> _WORK TO DO_: Copy the data precisely, character for character, and leave out every picture.

> _DATA EXCERPT_:
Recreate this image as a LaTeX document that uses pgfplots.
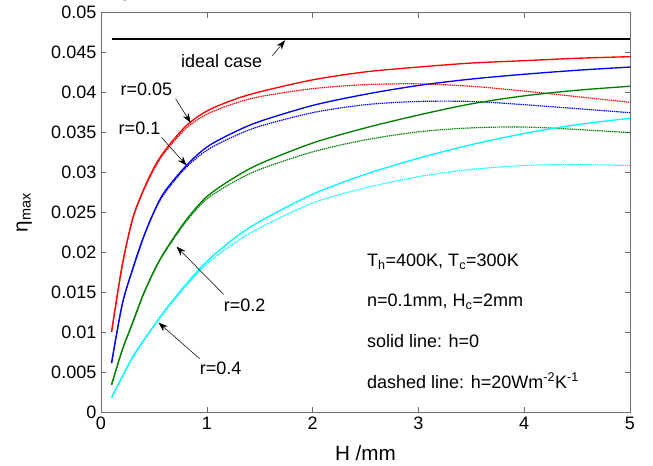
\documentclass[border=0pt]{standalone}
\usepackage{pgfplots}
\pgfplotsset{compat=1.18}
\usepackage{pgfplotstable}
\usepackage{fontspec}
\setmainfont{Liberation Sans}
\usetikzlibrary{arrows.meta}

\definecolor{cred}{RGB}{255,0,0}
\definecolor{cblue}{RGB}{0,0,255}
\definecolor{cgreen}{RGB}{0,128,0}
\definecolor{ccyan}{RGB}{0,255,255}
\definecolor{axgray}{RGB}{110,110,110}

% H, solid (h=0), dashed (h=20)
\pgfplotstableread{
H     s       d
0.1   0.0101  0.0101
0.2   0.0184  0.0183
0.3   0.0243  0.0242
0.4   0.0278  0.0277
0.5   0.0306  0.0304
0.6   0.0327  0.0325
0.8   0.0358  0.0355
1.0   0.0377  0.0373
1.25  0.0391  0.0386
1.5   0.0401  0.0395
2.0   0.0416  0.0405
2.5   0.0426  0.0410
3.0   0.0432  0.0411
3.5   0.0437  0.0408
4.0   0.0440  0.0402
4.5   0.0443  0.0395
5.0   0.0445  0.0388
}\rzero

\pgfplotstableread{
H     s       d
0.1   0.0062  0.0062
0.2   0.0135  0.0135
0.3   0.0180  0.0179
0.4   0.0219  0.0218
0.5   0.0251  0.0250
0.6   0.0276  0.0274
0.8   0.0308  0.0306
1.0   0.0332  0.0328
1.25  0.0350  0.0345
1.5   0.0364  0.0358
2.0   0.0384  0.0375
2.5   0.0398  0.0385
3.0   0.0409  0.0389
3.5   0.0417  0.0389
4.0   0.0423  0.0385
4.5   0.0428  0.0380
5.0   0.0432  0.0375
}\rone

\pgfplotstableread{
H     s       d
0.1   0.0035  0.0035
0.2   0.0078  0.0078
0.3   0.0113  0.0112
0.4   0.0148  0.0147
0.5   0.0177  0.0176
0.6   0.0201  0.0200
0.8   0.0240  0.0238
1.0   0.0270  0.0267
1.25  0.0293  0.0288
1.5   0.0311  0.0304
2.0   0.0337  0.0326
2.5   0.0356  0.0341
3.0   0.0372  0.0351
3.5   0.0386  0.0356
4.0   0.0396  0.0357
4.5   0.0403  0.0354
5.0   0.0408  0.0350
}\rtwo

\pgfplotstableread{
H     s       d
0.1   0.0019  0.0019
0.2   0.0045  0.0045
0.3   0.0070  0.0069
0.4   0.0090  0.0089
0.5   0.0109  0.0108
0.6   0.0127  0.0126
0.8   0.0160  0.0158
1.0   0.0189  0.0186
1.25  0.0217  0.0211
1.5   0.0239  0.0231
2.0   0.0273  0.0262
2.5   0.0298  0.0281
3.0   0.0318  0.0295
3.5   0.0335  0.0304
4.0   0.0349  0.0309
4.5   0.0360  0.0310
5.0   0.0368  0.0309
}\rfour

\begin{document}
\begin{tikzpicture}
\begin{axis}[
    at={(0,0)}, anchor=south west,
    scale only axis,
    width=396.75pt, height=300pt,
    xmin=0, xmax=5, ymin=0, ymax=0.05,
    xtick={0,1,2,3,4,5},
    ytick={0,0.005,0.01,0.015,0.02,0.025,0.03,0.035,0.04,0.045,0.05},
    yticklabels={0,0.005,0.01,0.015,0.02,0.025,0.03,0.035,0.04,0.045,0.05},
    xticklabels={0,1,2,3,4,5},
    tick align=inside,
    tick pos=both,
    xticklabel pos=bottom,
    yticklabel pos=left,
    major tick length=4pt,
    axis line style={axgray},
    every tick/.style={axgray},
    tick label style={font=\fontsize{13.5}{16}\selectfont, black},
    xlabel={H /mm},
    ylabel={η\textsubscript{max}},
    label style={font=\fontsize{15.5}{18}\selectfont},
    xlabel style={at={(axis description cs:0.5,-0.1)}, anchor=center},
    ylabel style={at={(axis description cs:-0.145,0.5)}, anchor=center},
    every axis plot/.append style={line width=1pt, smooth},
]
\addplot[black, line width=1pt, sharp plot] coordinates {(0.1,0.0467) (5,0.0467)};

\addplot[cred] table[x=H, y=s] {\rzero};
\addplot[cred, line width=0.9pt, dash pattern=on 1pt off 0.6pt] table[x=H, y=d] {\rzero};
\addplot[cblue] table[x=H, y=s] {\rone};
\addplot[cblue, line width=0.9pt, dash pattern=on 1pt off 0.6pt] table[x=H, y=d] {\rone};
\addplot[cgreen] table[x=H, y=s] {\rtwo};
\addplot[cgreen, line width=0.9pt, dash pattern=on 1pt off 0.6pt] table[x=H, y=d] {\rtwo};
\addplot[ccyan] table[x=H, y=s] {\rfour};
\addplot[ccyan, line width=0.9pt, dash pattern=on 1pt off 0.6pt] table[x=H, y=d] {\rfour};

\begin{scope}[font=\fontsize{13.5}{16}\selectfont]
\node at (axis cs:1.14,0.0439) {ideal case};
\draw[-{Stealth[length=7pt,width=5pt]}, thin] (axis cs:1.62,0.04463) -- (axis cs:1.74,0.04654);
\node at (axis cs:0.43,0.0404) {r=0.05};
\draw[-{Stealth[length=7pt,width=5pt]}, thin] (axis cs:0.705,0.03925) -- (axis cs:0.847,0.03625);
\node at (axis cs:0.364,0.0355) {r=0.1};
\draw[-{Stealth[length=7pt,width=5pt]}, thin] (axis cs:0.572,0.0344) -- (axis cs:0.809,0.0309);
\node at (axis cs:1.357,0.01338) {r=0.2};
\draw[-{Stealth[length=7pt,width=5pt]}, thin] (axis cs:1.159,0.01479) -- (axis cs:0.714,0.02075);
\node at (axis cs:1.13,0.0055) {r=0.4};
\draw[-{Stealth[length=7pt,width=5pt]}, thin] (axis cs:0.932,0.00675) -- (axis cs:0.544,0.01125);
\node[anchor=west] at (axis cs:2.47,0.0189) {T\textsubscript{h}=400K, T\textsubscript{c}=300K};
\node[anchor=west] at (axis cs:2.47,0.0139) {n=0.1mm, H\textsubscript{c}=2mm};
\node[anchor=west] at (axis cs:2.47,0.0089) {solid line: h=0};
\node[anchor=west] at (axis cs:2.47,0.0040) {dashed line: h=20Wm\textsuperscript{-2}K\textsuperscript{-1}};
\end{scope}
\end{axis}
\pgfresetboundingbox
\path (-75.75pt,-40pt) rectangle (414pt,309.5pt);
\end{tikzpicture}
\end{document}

> _EXERCISE SOLUTION_:
Recreate this image as a LaTeX document that uses pgfplots.
\documentclass[border=0pt]{standalone}
\usepackage{pgfplots}
\pgfplotsset{compat=1.18}
\usepackage{pgfplotstable}
\usepackage{fontspec}
\setmainfont{Liberation Sans}
\usetikzlibrary{arrows.meta}

\definecolor{cred}{RGB}{255,0,0}
\definecolor{cblue}{RGB}{0,0,255}
\definecolor{cgreen}{RGB}{0,128,0}
\definecolor{ccyan}{RGB}{0,255,255}
\definecolor{axgray}{RGB}{110,110,110}

% H, solid (h=0), dashed (h=20)
\pgfplotstableread{
H     s       d
0.1   0.0101  0.0101
0.2   0.0184  0.0183
0.3   0.0243  0.0242
0.4   0.0278  0.0277
0.5   0.0306  0.0304
0.6   0.0327  0.0325
0.8   0.0358  0.0355
1.0   0.0377  0.0373
1.25  0.0391  0.0386
1.5   0.0401  0.0395
2.0   0.0416  0.0405
2.5   0.0426  0.0410
3.0   0.0432  0.0411
3.5   0.0437  0.0408
4.0   0.0440  0.0402
4.5   0.0443  0.0395
5.0   0.0445  0.0388
}\rzero

\pgfplotstableread{
H     s       d
0.1   0.0062  0.0062
0.2   0.0135  0.0135
0.3   0.0180  0.0179
0.4   0.0219  0.0218
0.5   0.0251  0.0250
0.6   0.0276  0.0274
0.8   0.0308  0.0306
1.0   0.0332  0.0328
1.25  0.0350  0.0345
1.5   0.0364  0.0358
2.0   0.0384  0.0375
2.5   0.0398  0.0385
3.0   0.0409  0.0389
3.5   0.0417  0.0389
4.0   0.0423  0.0385
4.5   0.0428  0.0380
5.0   0.0432  0.0375
}\rone

\pgfplotstableread{
H     s       d
0.1   0.0035  0.0035
0.2   0.0078  0.0078
0.3   0.0113  0.0112
0.4   0.0148  0.0147
0.5   0.0177  0.0176
0.6   0.0201  0.0200
0.8   0.0240  0.0238
1.0   0.0270  0.0267
1.25  0.0293  0.0288
1.5   0.0311  0.0304
2.0   0.0337  0.0326
2.5   0.0356  0.0341
3.0   0.0372  0.0351
3.5   0.0386  0.0356
4.0   0.0396  0.0357
4.5   0.0403  0.0354
5.0   0.0408  0.0350
}\rtwo

\pgfplotstableread{
H     s       d
0.1   0.0019  0.0019
0.2   0.0045  0.0045
0.3   0.0070  0.0069
0.4   0.0090  0.0089
0.5   0.0109  0.0108
0.6   0.0127  0.0126
0.8   0.0160  0.0158
1.0   0.0189  0.0186
1.25  0.0217  0.0211
1.5   0.0239  0.0231
2.0   0.0273  0.0262
2.5   0.0298  0.0281
3.0   0.0318  0.0295
3.5   0.0335  0.0304
4.0   0.0349  0.0309
4.5   0.0360  0.0310
5.0   0.0368  0.0309
}\rfour

\begin{document}
\begin{tikzpicture}
\begin{axis}[
    at={(0,0)}, anchor=south west,
    scale only axis,
    width=396.75pt, height=300pt,
    xmin=0, xmax=5, ymin=0, ymax=0.05,
    xtick={0,1,2,3,4,5},
    ytick={0,0.005,0.01,0.015,0.02,0.025,0.03,0.035,0.04,0.045,0.05},
    yticklabels={0,0.005,0.01,0.015,0.02,0.025,0.03,0.035,0.04,0.045,0.05},
    xticklabels={0,1,2,3,4,5},
    tick align=inside,
    tick pos=both,
    xticklabel pos=bottom,
    yticklabel pos=left,
    major tick length=4pt,
    axis line style={axgray},
    every tick/.style={axgray},
    tick label style={font=\fontsize{13.5}{16}\selectfont, black},
    xlabel={H /mm},
    ylabel={η\textsubscript{max}},
    label style={font=\fontsize{15.5}{18}\selectfont},
    xlabel style={at={(axis description cs:0.5,-0.1)}, anchor=center},
    ylabel style={at={(axis description cs:-0.145,0.5)}, anchor=center},
    every axis plot/.append style={line width=1pt, smooth},
]
\addplot[black, line width=1pt, sharp plot] coordinates {(0.1,0.0467) (5,0.0467)};

\addplot[cred] table[x=H, y=s] {\rzero};
\addplot[cred, line width=0.9pt, dash pattern=on 1pt off 0.6pt] table[x=H, y=d] {\rzero};
\addplot[cblue] table[x=H, y=s] {\rone};
\addplot[cblue, line width=0.9pt, dash pattern=on 1pt off 0.6pt] table[x=H, y=d] {\rone};
\addplot[cgreen] table[x=H, y=s] {\rtwo};
\addplot[cgreen, line width=0.9pt, dash pattern=on 1pt off 0.6pt] table[x=H, y=d] {\rtwo};
\addplot[ccyan] table[x=H, y=s] {\rfour};
\addplot[ccyan, line width=0.9pt, dash pattern=on 1pt off 0.6pt] table[x=H, y=d] {\rfour};

\begin{scope}[font=\fontsize{13.5}{16}\selectfont]
\node at (axis cs:1.14,0.0439) {ideal case};
\draw[-{Stealth[length=7pt,width=5pt]}, thin] (axis cs:1.62,0.04463) -- (axis cs:1.74,0.04654);
\node at (axis cs:0.43,0.0404) {r=0.05};
\draw[-{Stealth[length=7pt,width=5pt]}, thin] (axis cs:0.705,0.03925) -- (axis cs:0.847,0.03625);
\node at (axis cs:0.364,0.0355) {r=0.1};
\draw[-{Stealth[length=7pt,width=5pt]}, thin] (axis cs:0.572,0.0344) -- (axis cs:0.809,0.0309);
\node at (axis cs:1.357,0.01338) {r=0.2};
\draw[-{Stealth[length=7pt,width=5pt]}, thin] (axis cs:1.159,0.01479) -- (axis cs:0.714,0.02075);
\node at (axis cs:1.13,0.0055) {r=0.4};
\draw[-{Stealth[length=7pt,width=5pt]}, thin] (axis cs:0.932,0.00675) -- (axis cs:0.544,0.01125);
\node[anchor=west] at (axis cs:2.47,0.0189) {T\textsubscript{h}=400K, T\textsubscript{c}=300K};
\node[anchor=west] at (axis cs:2.47,0.0139) {n=0.1mm, H\textsubscript{c}=2mm};
\node[anchor=west] at (axis cs:2.47,0.0089) {solid line: h=0};
\node[anchor=west] at (axis cs:2.47,0.0040) {dashed line: h=20Wm\textsuperscript{-2}K\textsuperscript{-1}};
\end{scope}
\end{axis}
\pgfresetboundingbox
\path (-75.75pt,-40pt) rectangle (414pt,309.5pt);
\end{tikzpicture}
\end{document}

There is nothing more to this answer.